Wednesday October 24, 2007

Jeff Corbett

I'M grateful that you don't drive at 60 kmh down my street, with my youngest son and his mates cruising on their bikes between their various homes, neighbours' younger children frolicking on the nature strip and older children kicking a football. And I'm happy to drive at no more than 50 kmh in your residential street.

It seems reckless now to drive along a suburban street at 60 kmh, but not so long ago we did, despite the fact that we saw ourselves as safe drivers concerned especially for children.

Ten years ago this month Newcastle, Lake Macquarie and 12 other council areas in NSW began trialling 50 kmh zones for local roads, as most residential streets are classified, and I wrote in this column that 50 kmh was too fast. Why not 25 kmh for local streets, I asked, because the only people who'd be inconvenienced would be the impatient short-cutters using residential streets to avoid arterial roads?

The crawling 25 kmh would be much safer than 50 kmh, speeding drivers would be conspicuous and to a great degree people could reclaim the streets. And in any event, I doubted that the new limit of 50 kmh would produce a 10 kmh fall in average speed.

Indeed, Newcastle City Council found in the six-month trial that average speeds dropped by only 1.3 kmh in streets that moved from 60 kmh to 50 kmh, although it claimed there were 28 per cent fewer casualties in these streets.

We're accustomed to the 50 kmh limit now and I'd be surprised if averages in those zones haven't fallen by more than 5 kmh.

And it is just coincidence that a decade after the first 50 kmh limits were posted in our streets, a decade to the month, the Australasian Road Safety Conference is the scene of a push for a lowering of that limit to 30 kmh in all local residential streets. Not my suggested 25 kmh, but close enough.
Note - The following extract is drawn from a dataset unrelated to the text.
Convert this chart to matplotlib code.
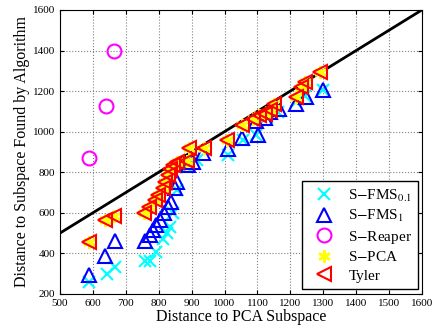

I'm all in favour but both the RTA and the NRMA are not they see no great benefit in the lower limit. But, I say, they were happy to support the lower 50 kmh limit on the basis that it was worthwhile if it saved one life or kept one child out of a wheelchair, so surely the same applies to 30 kmh!

According to a researcher with the Monash University Accident Research Centre, Jeffery Archer, most pedestrians survive if they are hit by a vehicle at 30 kmh or less, most die if hit by a vehicle at 60 kmh or more, so not only are you much less likely to be hit if the vehicle is travelling at 30 kmh, you are much more likely to be able to pull the driver's nose.

Dr Archer told the Australasian Road Safety Conference last week that an RTA study found in the year 2000 that while average speeds had dropped only 1 kmh in the first two years of 50 kmh zones, casualty crashes in these areas had fallen 22 per cent. Imagine, then, the impact of 30 kmh!

And Stockholm now had a 30 kmh default speed limit for local residential streets, he said, but I say the Swedes are too wholesome for us to attach too much to this.

Just over three years ago the first of the new 40 kmh limits for streets with high pedestrian activity were introduced to Newcastle, and while I was peeved, I accepted that nobody driving safely along Newcastle's Darby and Beaumont streets would be driving at 60 kmh or even 50 kmh.

Today it seems to me that anyone driving at 60 kmh down either of those streets would be endangering life.

Where, I asked three years ago, would it end? At 20 kmh? Well, Dr Archer has called for a 30 kmh limit for these areas too.

Inconsistency is an issue in our likely response to lower speed limits. The 50 kmh zones have expanded in some council areas to include many thoroughfare roads that are bordered by houses but are no longer, if they ever were, local residential streets.

Complexity is a greater difficulty. In the 11-kilometre journey between my work in inner Newcastle and Charlestown yesterday I travelled through 11 speed zones, with just one of those a school zone. I suspect the need to scan continuously for speed signs and the congestion caused by changing speeds create more dangers than the speed limits remove.

The entire system needs a bold rethink, preferably not by the people responsible for the current mishmash.